Lavandin (Lavandula x intermedia) is the commercial powerhouse — a sterile hybrid of English lavender and Portuguese spike lavender. Significantly larger than English (2–3 feet), with the highest essential oil yield of any lavender and flower spikes that can reach 6 inches on varieties like Grosso. Its camphor content is higher than English, making culinary use limited.

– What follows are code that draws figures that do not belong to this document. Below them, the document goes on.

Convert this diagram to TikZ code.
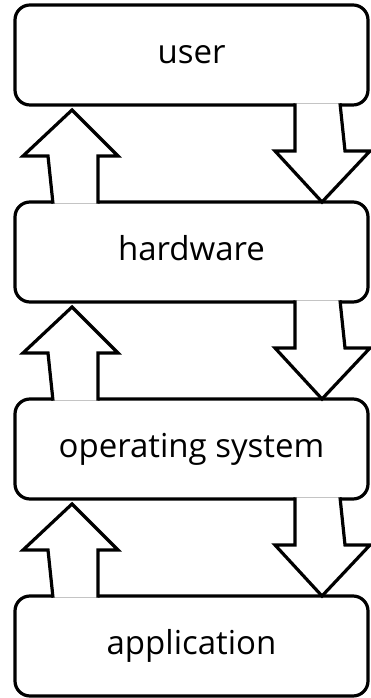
\documentclass[tikz,border=0pt]{standalone}
\usepackage{fontspec}
\setmainfont{Open Sans}
\usepackage{tikz}
\usetikzlibrary{positioning}

\begin{document}
\begin{tikzpicture}[
    x=1pt, y=1pt,
    node distance=97pt,
    box/.style={rectangle, draw, line width=3.2pt, rounded corners=15pt, minimum width=353pt, minimum height=100pt, outer sep=0pt, text height=17pt, text depth=0pt, align=center, font=\fontsize{33}{40}\selectfont},
    blockarrow/.style={draw, fill=white, line width=3.2pt, line join=miter}
]
    \useasboundingbox (0,0) rectangle (371,698);

    \node[box] (user) at (191.5,643) {user};
    \node[box, below=of user] (hw) {hardware};
    \node[box, below=of hw] (os) {operating system};
    \node[box, below=of os] (app) {application};

    \foreach \up/\lo in {user/hw, hw/os, os/app} {
        % down arrow
        \draw[blockarrow] ([shift={(280pt,1.7pt)}]\up.south west) -- ([shift={(280pt,-46pt)}]\up.south west)
            -- ([shift={(260pt,-46pt)}]\up.south west) -- ([xshift=307pt]\lo.north west)
            -- ([shift={(355pt,-46pt)}]\up.south west) -- ([shift={(330pt,-46pt)}]\up.south west)
            -- ([shift={(325pt,1.7pt)}]\up.south west);
        % up arrow
        \draw[blockarrow] ([shift={(38pt,-1.7pt)}]\lo.north west) -- ([shift={(33pt,46pt)}]\lo.north west)
            -- ([shift={(8pt,46pt)}]\lo.north west) -- ([shift={(57pt,92pt)}]\lo.north west)
            -- ([shift={(103pt,46pt)}]\lo.north west) -- ([shift={(83pt,46pt)}]\lo.north west)
            -- ([shift={(83pt,-1.7pt)}]\lo.north west);
    }
\end{tikzpicture}
\end{document}
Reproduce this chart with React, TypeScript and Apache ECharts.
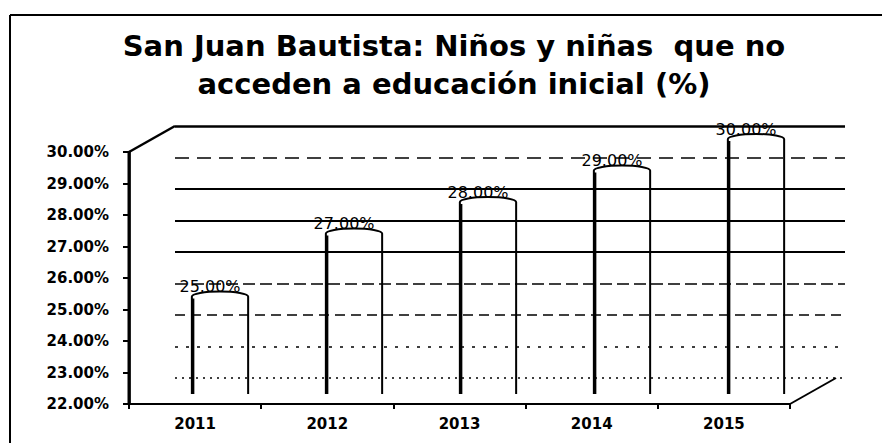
import React, { useEffect, useRef } from "react";
import * as echarts from "echarts";

const titleLines = ["San Juan Bautista: Niños y niñas  que no", "acceden a educación inicial (%)"];
const years = ["2011", "2012", "2013", "2014", "2015"];
const values = [25, 27, 28, 29, 30];
const yTicks = [22, 23, 24, 25, 26, 27, 28, 29, 30];
const Y_MIN = 22;
const Y_MAX = 30;
const Y_STEP = 1;

// layout (pixels)
const W = 882;
const H = 443;
const FRONT = { left: 129, right: 92, top: 152, bottom: 39 };
const MID = { left: 153, right: 59, top: 139, bottom: 52 };
const BACK = { left: 175, right: 37, top: 126, bottom: 65 };

const gridStyle: Record<number, { type: any; width: number }> = {
  22: { type: [2, 5], width: 1.5 },
  23: { type: [3, 8], width: 1.5 },
  24: { type: [10, 6], width: 1.5 },
  25: { type: [12, 5], width: 1.5 },
  26: { type: "solid", width: 2 },
  27: { type: "solid", width: 2 },
  28: { type: "solid", width: 2 },
  29: { type: [14, 8], width: 1.5 },
  30: { type: "solid", width: 2.5 },
};

const fmt = (v: number) => `${v.toFixed(2)}%`;

export default function App() {
  const ref = useRef<HTMLDivElement>(null);
  useEffect(() => {
    if (!ref.current) return;
    const chart = echarts.init(ref.current, null, { renderer: "svg" });
    const frontBottomY = H - FRONT.bottom;
    const frontRightX = W - FRONT.right;
    const backBottomY = H - BACK.bottom;
    const option: any = {
      animation: false,
      backgroundColor: "#fff",
      title: {
        text: titleLines.join("\n"),
        left: 449,
        top: 22,
        textAlign: "center",
        textStyle: {
          fontFamily: "DejaVu Sans",
          fontWeight: "bold",
          fontSize: 29,
          lineHeight: 38,
          color: "#000",
        },
      },
      grid: [{ ...FRONT }, { ...MID }, { ...BACK }],
      xAxis: [
        {
          gridIndex: 0,
          type: "category",
          data: years,
          axisLine: { show: true, onZero: false, lineStyle: { color: "#000", width: 2 } },
          axisTick: { show: true, length: 5, lineStyle: { color: "#000", width: 2 } },
          axisLabel: {
            margin: 12,
            color: "#000",
            fontFamily: "DejaVu Sans",
            fontWeight: "bold",
            fontSize: 15,
          },
          splitLine: { show: false },
        },
        { gridIndex: 1, type: "category", data: years, show: false },
        { gridIndex: 2, type: "value", min: 0, max: 1, show: false },
      ],
      yAxis: [
        {
          gridIndex: 0,
          type: "value",
          min: Y_MIN,
          max: Y_MAX,
          interval: Y_STEP,
          axisLine: { show: true, onZero: false, lineStyle: { color: "#000", width: 2.5 } },
          axisTick: { show: true, length: 6, lineStyle: { color: "#000", width: 2 } },
          axisLabel: {
            margin: 20,
            color: "#000",
            fontFamily: "DejaVu Sans",
            fontWeight: "bold",
            fontSize: 15,
            formatter: (v: number) => fmt(v),
          },
          splitLine: { show: false },
        },
        { gridIndex: 1, type: "value", min: Y_MIN, max: Y_MAX, interval: Y_STEP, show: false },
        { gridIndex: 2, type: "value", min: Y_MIN, max: Y_MAX, interval: Y_STEP, show: false },
      ],
      series: [
        {
          type: "line",
          xAxisIndex: 2,
          yAxisIndex: 2,
          data: [[0, Y_MIN]],
          symbol: "none",
          lineStyle: { opacity: 0 },
          silent: true,
          markLine: {
            silent: true,
            symbol: "none",
            label: { show: false },
            data: yTicks.map((v) => ({
              yAxis: v,
              lineStyle: { color: "#000", type: gridStyle[v].type, width: gridStyle[v].width },
            })),
          },
        },
        {
          type: "custom",
          xAxisIndex: 1,
          yAxisIndex: 1,
          data: values.map((v, i) => [i, v]),
          renderItem: (params: any, api: any) => {
            const idx = api.value(0);
            const val = api.value(1);
            const topPt = api.coord([idx, val]);
            const basePt = api.coord([idx, Y_MIN]);
            const bw = api.size([1, 0])[0] * 0.42;
            const cx = topPt[0];
            const top = topPt[1];
            const base = basePt[1] + 3;
            const l = cx - bw / 2;
            const r = cx + bw / 2;
            const ry = 5;
            return {
              type: "group",
              children: [
                {
                  type: "rect",
                  shape: { x: l, y: top - ry, width: bw, height: base - top + ry },
                  style: { fill: "#fff" },
                },
                {
                  type: "path",
                  shape: {
                    pathData: `M${l} ${base} L${l} ${top} A${bw / 2} ${ry} 0 0 1 ${r} ${top} L${r} ${base}`,
                  },
                  style: { fill: "none", stroke: "#000", lineWidth: 2 },
                },
                {
                  type: "line",
                  shape: { x1: l + 1, y1: top + 2, x2: l + 1, y2: base },
                  style: { stroke: "#000", lineWidth: 3 },
                },
                {
                  type: "text",
                  x: cx - 10,
                  y: top - 10,
                  style: {
                    text: fmt(val),
                    font: '16px "DejaVu Sans"',
                    fill: "#000",
                    align: "center",
                    verticalAlign: "middle",
                  },
                },
              ],
            };
          },
        },
      ],
      graphic: [
        { type: "line", z: 100, shape: { x1: 10, y1: 15, x2: W, y2: 15 }, style: { stroke: "#000", lineWidth: 2 } },
        { type: "line", z: 100, shape: { x1: 10, y1: 15, x2: 10, y2: H }, style: { stroke: "#000", lineWidth: 2 } },
        {
          type: "rect",
          z: 100,
          shape: { x: FRONT.left - 1.5, y: FRONT.top, width: 3, height: frontBottomY - FRONT.top + 1 },
          style: { fill: "#000" },
        },
        {
          type: "line",
          z: 100,
          shape: { x1: FRONT.left, y1: FRONT.top, x2: BACK.left, y2: BACK.top },
          style: { stroke: "#000", lineWidth: 2.5 },
        },
        {
          type: "line",
          z: 100,
          shape: { x1: frontRightX, y1: frontBottomY, x2: frontRightX + 46, y2: backBottomY },
          style: { stroke: "#000", lineWidth: 2 },
        },
      ],
    };
    chart.setOption(option);
    return () => chart.dispose();
  }, []);
  return (
    <div
      ref={ref}
      style={{ position: "fixed", left: 0, top: 0, width: W, height: H, background: "#fff" }}
    />
  );
}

The most significant recent development in lavender cultivation is the variety Phenomenal, a Lavandin introduction that combines meaningful cold hardiness (to zone 4–5, rated to –20°F dormant) with exceptional humidity tolerance — a combination previously unavailable in any single variety.
Spanish lavender (Lavandula stoechas) is the showiest of the five, with striking "rabbit ear" petal bracts above compact flower heads that bloom in early spring — often before any other lavender. It is also the most frost-tender, hardy only to zones 7–9. Not for culinary use. Best deployed as a bold ornamental in warm gardens or in containers that can be moved indoors.
French lavender (Lavandula dentata) earns its place with a nearly continuous bloom season in mild climates — almost year-round in zones 9–10. Named for its toothed leaf margins, it has a subtler fragrance than English and tolerates some humidity better than most. Hardy only to zones 8–10; will not survive frost.
Portuguese / Spike lavender (Lavandula latifolia) is rarely grown on its own — its primary importance is as a parent of Lavandin. Strong camphor fragrance, late summer bloom, hardy in zones 6–9.
The decision tree is simple: cold climates (zones 5–6) call for English lavender or Lavandin. Humid climates call for Phenomenal above all else. Zones 7 and up open the door to Spanish lavender for early spring color. Zones 8–10 are where French lavender thrives. And if you want to cook with lavender, you want English lavender — specifically, confirmed L. angustifolia — every single time.